Job openings were up 7.6 percent in January
WASHINGTON - Job openings rose sharply earlier this year, evidence that employers are slowly ramping up hiring as the economy improves.
The number of openings in January rose about 7.6 percent, to 2.7 million, compared with December, the Labor Department said. That’s the highest total since February 2009.
The report is a sign that the economy is soon likely to generate consistent job gains. Some economists expect employers to add up to a net 300,000 jobs in March. Hiring is critical to sustaining the economic recovery because job growth boosts incomes and helps restore the confidence needed to drive consumer spending. A gradual increase in net hiring would help prevent the recovery from fizzling.
There are now about 5.5 unemployed people, on average, competing for each opening. That’s still far more than the 1.7 people who were competing for each opening when the recession began. But it’s down from just over six people per opening in December 2009.

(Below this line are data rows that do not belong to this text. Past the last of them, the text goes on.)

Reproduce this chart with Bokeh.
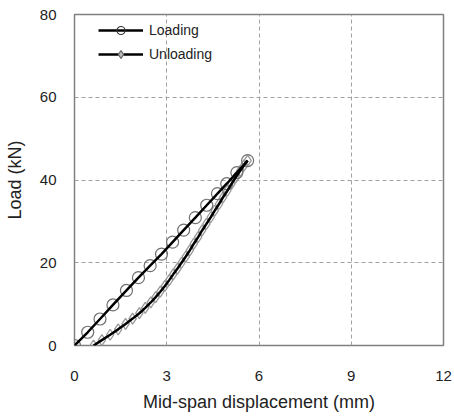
from bokeh.plotting import figure
from bokeh.models import Range1d, FixedTicker, Legend, LegendItem
from bokeh.embed import file_html
from bokeh.resources import INLINE

# Data
loading_disp = [0.0, 0.43, 0.83, 1.25, 1.69, 2.08, 2.46, 2.83, 3.19, 3.55, 3.93, 4.30, 4.65, 4.95, 5.28, 5.63]
loading_load = [0.0, 3.2, 6.4, 9.8, 13.3, 16.4, 19.3, 22.1, 25.0, 27.9, 30.9, 33.9, 36.7, 39.1, 41.8, 44.7]

unloading_disp = [0.62, 0.89, 1.16, 1.42, 1.66, 1.89, 2.11, 2.30, 2.48, 2.64, 2.79, 2.94,
                  3.08, 3.21, 3.35, 3.48, 3.62, 3.75, 3.88, 4.02, 4.15, 4.29, 4.43, 4.56,
                  4.70, 4.83, 4.97, 5.10, 5.24, 5.39, 5.52, 5.63]
unloading_load = [0.0, 1.3, 2.6, 3.9, 5.2, 6.5, 7.8, 9.1, 10.4, 11.7, 13.0, 14.4,
                  15.8, 17.2, 18.6, 20.0, 21.5, 23.0, 24.6, 26.2, 27.8, 29.4, 31.0, 32.6,
                  34.2, 35.8, 37.4, 39.0, 40.6, 42.2, 43.6, 44.7]

x_ticks = [0, 3, 6, 9, 12]
y_ticks = [0, 20, 40, 60, 80]

FONT = "Liberation Sans"

p = figure(width=454, height=417, output_backend="svg", toolbar_location=None,
           x_range=Range1d(0, 12), y_range=Range1d(0, 80),
           min_border_left=74, min_border_right=11, min_border_top=14, min_border_bottom=72)
p.background_fill_color = "white"
p.border_fill_color = "white"
p.outline_line_color = "#808080"
p.outline_line_width = 1.5

for ax in (p.xaxis[0], p.yaxis[0]):
    ax.axis_line_color = None
    ax.major_tick_line_color = None
    ax.minor_tick_line_color = None
    ax.major_tick_out = 0
    ax.major_tick_in = 0
    ax.major_label_text_font = FONT
    ax.major_label_text_font_size = "15px"
    ax.major_label_text_color = "#222222"
    ax.axis_label_text_font = FONT
    ax.axis_label_text_font_size = "18px"
    ax.axis_label_text_font_style = "normal"
    ax.axis_label_text_color = "#222222"

p.xaxis.ticker = FixedTicker(ticks=x_ticks)
p.yaxis.ticker = FixedTicker(ticks=y_ticks)
p.xaxis.axis_label = "Mid-span displacement (mm)"
p.yaxis.axis_label = "Load (kN)"
p.xaxis.major_label_standoff = 25
p.xaxis.axis_label_standoff = 8
p.yaxis.major_label_standoff = 18
p.yaxis.axis_label_standoff = 12

p.grid.grid_line_color = "#a0a0a0"
p.grid.grid_line_dash = "4 3"
p.grid.grid_line_width = 1
p.xgrid.ticker = FixedTicker(ticks=x_ticks)
p.ygrid.ticker = FixedTicker(ticks=y_ticks)

# markers
p.scatter(unloading_disp, unloading_load, marker="diamond", size=11,
          line_color="#999999", line_width=1.3, fill_color=None)
p.scatter(loading_disp, loading_load, marker="circle", size=12,
          line_color="#707070", line_width=1.2, fill_color=None)
# lines
p.line(unloading_disp, unloading_load, line_color="black", line_width=2.5)
p.line(loading_disp, loading_load, line_color="black", line_width=2.5)

# legend-only renderers (hidden on the plot, drawn in the legend)
l1 = p.line(loading_disp, loading_load, line_color="black", line_width=2.5, visible=False)
m1 = p.scatter(loading_disp, loading_load, marker="circle", size=7, line_color="#333333",
               line_width=1.2, fill_color=None, visible=False)
l2 = p.line(unloading_disp, unloading_load, line_color="black", line_width=2.5, visible=False)
m2 = p.scatter(unloading_disp, unloading_load, marker="diamond", size=8, line_color="#666666",
               line_width=1.2, fill_color="#bbbbbb", visible=False)

legend = Legend(items=[LegendItem(label="Loading", renderers=[l1, m1]),
                       LegendItem(label="Unloading", renderers=[l2, m2])],
                location=(24, 281), orientation="vertical")
legend.border_line_color = None
legend.background_fill_alpha = 0
legend.padding = 0
legend.margin = 0
legend.spacing = 4
legend.glyph_width = 45
legend.glyph_height = 20
legend.label_height = 20
legend.label_standoff = 6
legend.label_text_font = FONT
legend.label_text_font_size = "14px"
legend.label_text_color = "#222222"
p.add_layout(legend)

open("out.html", "w").write(file_html(p, INLINE))
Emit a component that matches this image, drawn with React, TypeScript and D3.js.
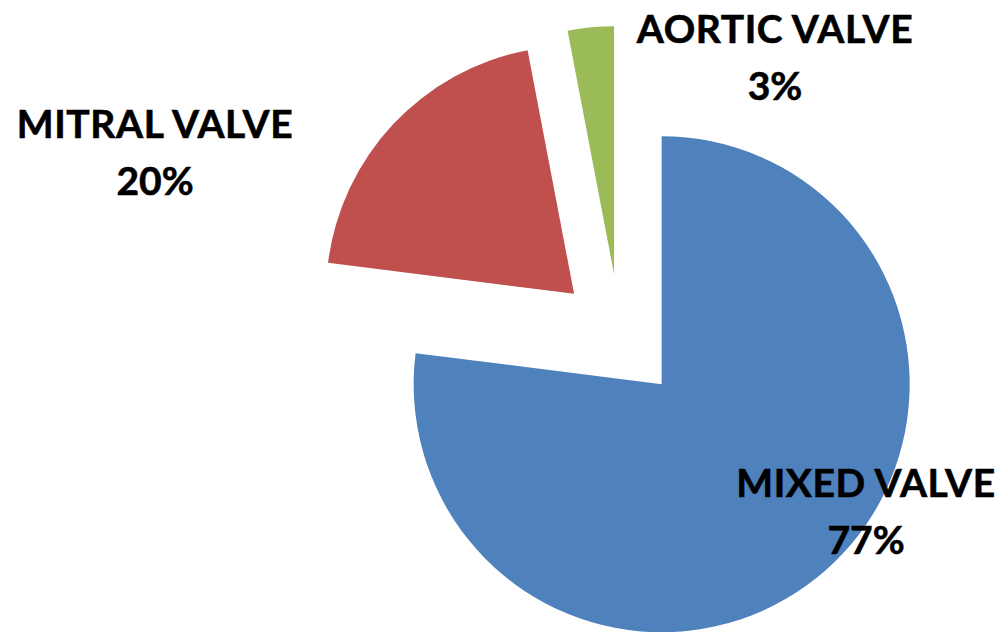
import React from "react";
import * as d3 from "d3";

const categories = ["MIXED VALVE", "MITRAL VALVE", "AORTIC VALVE"];
const values = [77, 20, 3];
const colors = ["#4F81BD", "#C0504D", "#9BBB59"];
// label centres (Excel "best fit" placement)
const labelPos = [
  [866, 497],
  [155, 138],
  [775, 43],
];

const width = 1005;
const height = 632;
const cx = 620;
const cy = 337;
const radius = 248;
const explode = 63;

export default function App() {
  const pie = d3
    .pie<number>()
    .sort(null)
    .startAngle(0)
    .endAngle(2 * Math.PI)(values);
  const arc = d3.arc<d3.PieArcDatum<number>>().innerRadius(0).outerRadius(radius);

  return (
    <svg
      width={width}
      height={height}
      style={{ position: "absolute", left: 0, top: 0, background: "#fff" }}
    >
      <g transform={`translate(${cx},${cy})`}>
        {pie.map((d, i) => {
          const mid = (d.startAngle + d.endAngle) / 2;
          const dx = Math.sin(mid) * explode;
          const dy = -Math.cos(mid) * explode;
          return (
            <path
              key={categories[i]}
              d={arc(d) || ""}
              transform={`translate(${dx},${dy})`}
              fill={colors[i]}
            />
          );
        })}
      </g>
      {categories.map((c, i) => (
        <text
          key={c}
          x={labelPos[i][0]}
          y={labelPos[i][1]}
          textAnchor="middle"
          fontFamily="Lato, 'Open Sans', sans-serif"
          fontWeight="bold"
          fontSize={39}
          fill="#000"
          stroke="#000"
          strokeWidth={0.6}
        >
          <tspan x={labelPos[i][0]} letterSpacing={0.6}>{c}</tspan>
          <tspan x={labelPos[i][0]} dy={57}>
            {values[i]}%
          </tspan>
        </text>
      ))}
    </svg>
  );
}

Economists were encouraged by the report but cautioned that hiring will probably increase only slowly this year.
The economy has lost 8.4 million jobs since the recession began. The jobless rate was unchanged last month at 9.7 percent. Most economists expect the rate to remain elevated for several years.
The transition to job growth “is an important step in the expansion,’’ Nigel Gault, chief US economist at IHS Global Insight, wrote in a note to clients. “It will not change the story that this will be a subdued recovery . . . but will reduce the odds of a relapse.’’
The gradually brightening jobs picture corresponds to what many job search websites are reporting. The Monster employment index, a measure of online postings by Monster.com, rose 2 percent in February compared with the previous year. That was the first year-over-year increase since December 2007, when the recession began.
Indeed.com, which aggregates job listings from thousands of online career boards and individual company sites, is also seeing improvement. The company said last week that 10 of the 12 industries it tracks posted more job openings in February than they did a year ago.
The Labor Department’s Job Openings and Labor Turnover Survey illustrates the heavy job turnover that occurs even in a sluggish economy. Employers hired about 4.08 million people in January, the report said. At the same time, 4.12 million people were fired or left their jobs.
Job openings are down sharply from pre-recession levels. There were nearly 4.4 million available positions in December 2007, the government said, compared with the 2.7 million openings in January.
Most of the January job gains were concentrated in education and health care, the report said. Job openings in those industries rose 72,000, or 13 percent. Hotels and restaurants also saw gains, with an increase of 28,000 openings, or 13.5 percent.
Paul Forster, chief executive of Indeed.com, noted that job gains in the hospitality and retail industries signal growing confidence in the recovery, because those sectors depend on consumer spending.
Job openings in information technology are also rising. Scot Melland, chief executive of Dice Holdings, said postings on its Dice.com job board for IT professionals rose 7 percent as of March 1 from a year ago.